Members of Jefferson Starship performed last weekend at the concert marking the 40th anniversary of the Woodstock music festival in Bethel, New York.
This past weekend marked 40 years since the Woodstock concert at Bethel, New York. Some 400,000 people -- admittedly many from generations younger than the original attendees -- descended on Max Yasgur's to jam to the remnants of bands that originally played there, plus their musical descendants.
But, of course, this wasn't enough for those who loved and want to perpetually commemorate 1960s indulgence. Why should it be?

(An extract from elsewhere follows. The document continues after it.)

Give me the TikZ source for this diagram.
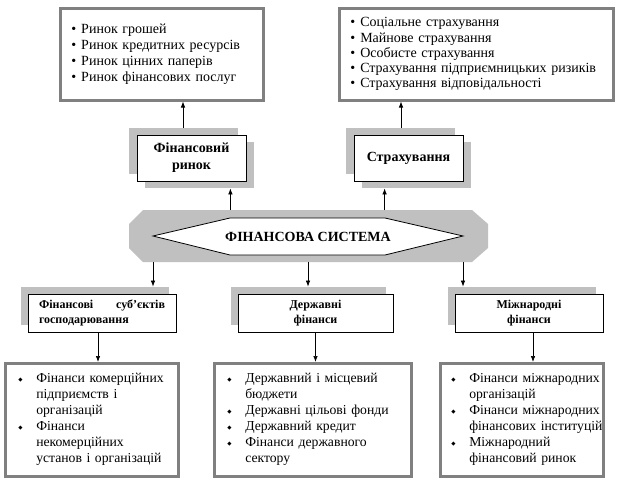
\documentclass[tikz,border=0pt]{standalone}
\usepackage{fontspec}
\setmainfont{Liberation Serif}
\newfontfamily\djv{DejaVu Sans}
\usetikzlibrary{shadows,calc,arrows.meta}
\definecolor{sg}{RGB}{192,192,192}
\definecolor{bg}{RGB}{128,128,128}
\newcommand\tbul{\makebox[10pt][l]{\textbullet}}
\newcommand\dbul{\makebox[18pt][l]{\raisebox{1pt}{\djv\fontsize{5.5}{5.5}\selectfont ◆}}}
\newcommand\dind{\hspace*{18pt}}
\newcommand\dl[1]{\mbox{\dbul #1}}
\newcommand\il[1]{\mbox{\dind #1}}
\begin{document}
\begin{tikzpicture}[x=1pt,y=-1pt,
  listbox/.style={draw=bg, line width=2.5pt, fill=white, align=left, inner ysep=0pt,
    font=\fontsize{13.7}{16}\selectfont, anchor=north west},
  bigbox/.style={draw=black, line width=0.8pt, fill=white, align=center,
    font=\bfseries\fontsize{14}{17}\selectfont, minimum width=109pt, minimum height=46pt, inner sep=0pt,
    general shadow={fill=sg, draw=none, shadow xshift=-8pt, shadow yshift=7pt},
    general shadow={fill=sg, draw=none, shadow xshift=8pt, shadow yshift=-7pt}},
  midbox/.style={draw=black, line width=0.8pt, fill=white,
    font=\bfseries\fontsize{12}{15}\selectfont, minimum height=38pt, inner ysep=0pt,
    general shadow={fill=sg, draw=none, shadow xshift=-7.5pt, shadow yshift=7pt}},
  arr/.style={-{Latex[length=6pt,width=4.5pt]}, line width=0.7pt}]
\useasboundingbox (0,0) rectangle (623,479);
\fill[white] (0,0) rectangle (623,479);

% top list boxes
\node[listbox, text width=181pt, inner xsep=11pt, minimum height=92pt,
  font=\fontsize{14}{16}\selectfont] (tl) at (59,7)
  {\tbul Ринок грошей\\ \tbul Ринок кредитних ресурсів\\ \tbul Ринок цінних паперів\\ \tbul Ринок фінансових послуг};
\node[listbox, text width=252pt, inner xsep=11pt, minimum height=92pt,
  font=\fontsize{14}{15.3}\selectfont] (tr) at (338,7)
  {\tbul Соціальне страхування\\ \tbul Майнове страхування\\ \tbul Особисте страхування\\
   \tbul Страхування підприємницьких ризиків\\ \tbul Страхування відповідальності};

% second level
\node[bigbox] (fr) at (191.5,158) {Фінансовий\\ринок};
\node[bigbox] (st) at (408.5,158) {Страхування};

% financial system
\fill[sg] (143,210) -- (472,210) -- (488,224) -- (488,248) -- (472,262) -- (143,262)
  -- (129,248) -- (129,224) -- cycle;
\draw[fill=white, line width=0.8pt] (153,236) -- (230,218) -- (385,218) -- (463,236)
  -- (385,255) -- (230,255) -- cycle;
\node[font=\bfseries\fontsize{14}{16}\selectfont] (fs) at (308,236.5) {ФІНАНСОВА СИСТЕМА};
\coordinate (fst) at (308,210);
\coordinate (fsb) at (308,262);

% middle row
\node[midbox, text width=126pt, inner xsep=11pt, align=left] (ms) at (102,313)
  {Фінансові\hfill суб’єктів\\господарювання};
\node[midbox, minimum width=155pt, align=center] (df) at (315.5,313) {Державні\\фінанси};
\node[midbox, minimum width=148pt, align=center] (mf) at (529,313) {Міжнародні\\фінанси};

% bottom list boxes
\node[listbox, text width=147pt, inner xsep=13pt, minimum height=113pt] (bl) at (4,362)
  {\dl{Фінанси комерційних}\\ \il{підприємств і}\\ \il{організацій}\\
   \dl{Фінанси}\\ \il{некомерційних}\\ \il{установ і організацій}};
\node[listbox, text width=171pt, inner xsep=13pt, minimum height=113pt] (bm) at (213,362)
  {\dl{Державний і місцевий}\\ \il{бюджети}\\ \dl{Державні цільові фонди}\\
   \dl{Державний кредит}\\ \dl{Фінанси державного}\\ \il{сектору}};
\node[listbox, text width=141pt, inner xsep=11pt, minimum height=113pt] (br) at (439,362)
  {\dl{Фінанси міжнародних}\\ \il{організацій}\\ \dl{Фінанси міжнародних}\\
   \il{фінансових інституцій}\\ \dl{Міжнародний}\\ \il{фінансовий ринок}};

% connectors
\coordinate (a1) at ($(fr.north)+(-8.5,-7)$);
\draw[arr] (a1) -- (a1 |- tl.south);
\coordinate (a2) at ($(st.north)+(-7.5,-7)$);
\draw[arr] (a2) -- (a2 |- tr.south);
\coordinate (a3) at ($(fr.south east)+(-16,7)$);
\draw[arr] (a3 |- fst) -- (a3);
\coordinate (a4) at ($(st.south west)+(31,7)$);
\draw[arr] (a4 |- fst) -- (a4);
\coordinate (a5) at ($(ms.north)+(51,-7)$);
\draw[arr] (a5 |- fsb) -- (a5);
\coordinate (a6) at ($(df.north)+(-7.5,-7)$);
\draw[arr] (a6 |- fsb) -- (a6);
\coordinate (a7) at ($(mf.north)+(-66,-7)$);
\draw[arr] (a7 |- fsb) -- (a7);
\coordinate (a8) at ($(ms.south)+(-4,0)$);
\draw[arr] (a8) -- (a8 |- bl.north);
\draw[arr] (df.south) -- (df.south |- bm.north);
\coordinate (a9) at ($(mf.south)+(4,0)$);
\draw[arr] (a9) -- (a9 |- br.north);
\end{tikzpicture}
\end{document}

There already was a big 30th anniversary bash ten years ago -- though that ended up more a testimony to how the materialism of the 1990's had beaten down the idealism of the '60s.
No, Hollywood has made sure that Woodstock revivalism will last longer than just this past weekend. Rather than time Ang Lee's big-budget "Taking Woodstock" flick with the actual anniversary, instead the movie is coming out two Fridays from now, thus ensuring that the commemoration of 1960s counterculture excess gets to spill over into September. Because Academy Award director Lee is helming it, the movie is considered a "prestigious" event; there will be a push for consideration come Oscar time.
And so, despite the boomers rushing pell-mell into their 1960s, the perpetual worshiping of their cultural moment continues apace. Interestingly enough, the less-worthy mementos of the Summer of '69 get downplayed by the veterans of the era -- Chappaquiddick, Manson murders, Altamont (the negative "dark" Woodstock), etc. Those same veterans of the "Love Generation" rolled into the 1970s and became part and parcel of the "Me Generation."
That's not a coincidence because it was always about "me" -- which is to say about "them." The baby boomers have always been about self-indulgence. Woodstock just became the perfect symbol of the sex, drugs and rock 'n' roll that was elevated to spiritual totems. Sadly, of course, "free love" evolved into the STDs of the '70s and '80s (to say nothing of broken families). The drugs evolved into coke and crack addictions of the '80s and '90s. Rock and roll? Well, depending on one's tastes, music evolved in a better or worse direction.
Regardless, the culture can hardly be said to have gotten better in the immediate aftermath of Woodstock and the '60s. Alas, that's not a lesson that will be imparted in the wave of Woodstock nostalgia that can be expected for the next several weeks and months.